_GIVEN INFORMATION_

────────────────

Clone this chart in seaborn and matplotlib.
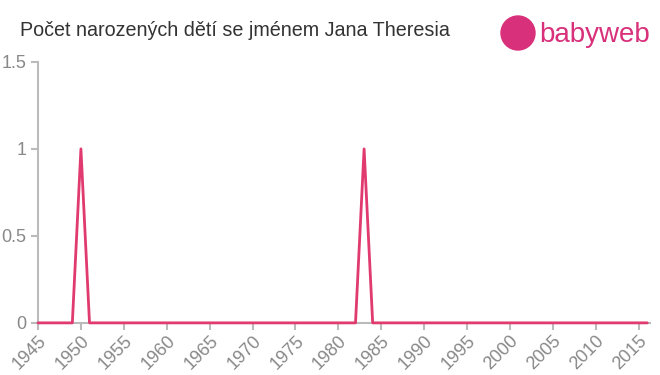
import matplotlib
matplotlib.use("Agg")
import matplotlib.pyplot as plt
import seaborn as sns
import pandas as pd
from matplotlib.patches import Ellipse

years = list(range(1945, 2017))
counts = [1 if y in (1950, 1983) else 0 for y in years]
xticks = list(range(1945, 2016, 5))
yticks = [0, 0.5, 1, 1.5]
ytick_labels = ["0", "0.5", "1", "1.5"]
title = "Počet narozených dětí se jménem Jana Theresia"

df = pd.DataFrame({"year": years, "count": counts})

sns.set_style("white")
plt.rcParams['font.family'] = ['Liberation Sans', 'DejaVu Sans']

fig = plt.figure(figsize=(6.6, 3.75), dpi=100)
ax = fig.add_axes([0.0576, 0.139, 0.927, 0.696])
sns.lineplot(data=df, x="year", y="count", ax=ax, color="#e03a6e", linewidth=2)
for ln in ax.lines:
    ln.set_zorder(5)
    ln.set_clip_on(False)

ax.set_xlim(1945, 2016.3)
ax.set_ylim(0, 1.5)
ax.set_xticks(xticks)
ax.set_xticklabels([str(x) for x in xticks], rotation=45, ha="right", rotation_mode="anchor")
ax.set_yticks(yticks)
ax.set_yticklabels(ytick_labels)
ax.set_xlabel("")
ax.set_ylabel("")
for s in ["top", "right"]:
    ax.spines[s].set_visible(False)
for s in ["left", "bottom"]:
    ax.spines[s].set_color("#bbbbbb")
    ax.spines[s].set_linewidth(1.5)
    ax.spines[s].set_zorder(2)
ax.tick_params(axis="both", colors="#bbbbbb", labelcolor="#888888", labelsize=13,
               length=5, width=1.5, direction="out", bottom=True, left=True)
ax.tick_params(axis="x", pad=2)

fig.text(0.03, 0.918, title, fontsize=14.2, color="#333333", va="center", ha="left")

# logo
logo_color = "#d8307a"
r_px = 17
circ = Ellipse((518 / 660, 1 - 33 / 375), 2 * r_px / 660, 2 * r_px / 375,
               transform=fig.transFigure, color=logo_color)
fig.add_artist(circ)
fig.text(539 / 660, 1 - 35 / 375, "babyweb", fontsize=20, color=logo_color,
         va="center", ha="left")

fig.savefig("out.png", dpi=100)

────────────────

_GIVEN INSTRUCTION_
Restate the whole listing above exactly, except for its images.

_ANSWER TO THE EXERCISE_
Clone this chart in seaborn and matplotlib.
import matplotlib
matplotlib.use("Agg")
import matplotlib.pyplot as plt
import seaborn as sns
import pandas as pd
from matplotlib.patches import Ellipse

years = list(range(1945, 2017))
counts = [1 if y in (1950, 1983) else 0 for y in years]
xticks = list(range(1945, 2016, 5))
yticks = [0, 0.5, 1, 1.5]
ytick_labels = ["0", "0.5", "1", "1.5"]
title = "Počet narozených dětí se jménem Jana Theresia"

df = pd.DataFrame({"year": years, "count": counts})

sns.set_style("white")
plt.rcParams['font.family'] = ['Liberation Sans', 'DejaVu Sans']

fig = plt.figure(figsize=(6.6, 3.75), dpi=100)
ax = fig.add_axes([0.0576, 0.139, 0.927, 0.696])
sns.lineplot(data=df, x="year", y="count", ax=ax, color="#e03a6e", linewidth=2)
for ln in ax.lines:
    ln.set_zorder(5)
    ln.set_clip_on(False)

ax.set_xlim(1945, 2016.3)
ax.set_ylim(0, 1.5)
ax.set_xticks(xticks)
ax.set_xticklabels([str(x) for x in xticks], rotation=45, ha="right", rotation_mode="anchor")
ax.set_yticks(yticks)
ax.set_yticklabels(ytick_labels)
ax.set_xlabel("")
ax.set_ylabel("")
for s in ["top", "right"]:
    ax.spines[s].set_visible(False)
for s in ["left", "bottom"]:
    ax.spines[s].set_color("#bbbbbb")
    ax.spines[s].set_linewidth(1.5)
    ax.spines[s].set_zorder(2)
ax.tick_params(axis="both", colors="#bbbbbb", labelcolor="#888888", labelsize=13,
               length=5, width=1.5, direction="out", bottom=True, left=True)
ax.tick_params(axis="x", pad=2)

fig.text(0.03, 0.918, title, fontsize=14.2, color="#333333", va="center", ha="left")

# logo
logo_color = "#d8307a"
r_px = 17
circ = Ellipse((518 / 660, 1 - 33 / 375), 2 * r_px / 660, 2 * r_px / 375,
               transform=fig.transFigure, color=logo_color)
fig.add_artist(circ)
fig.text(539 / 660, 1 - 35 / 375, "babyweb", fontsize=20, color=logo_color,
         va="center", ha="left")

fig.savefig("out.png", dpi=100)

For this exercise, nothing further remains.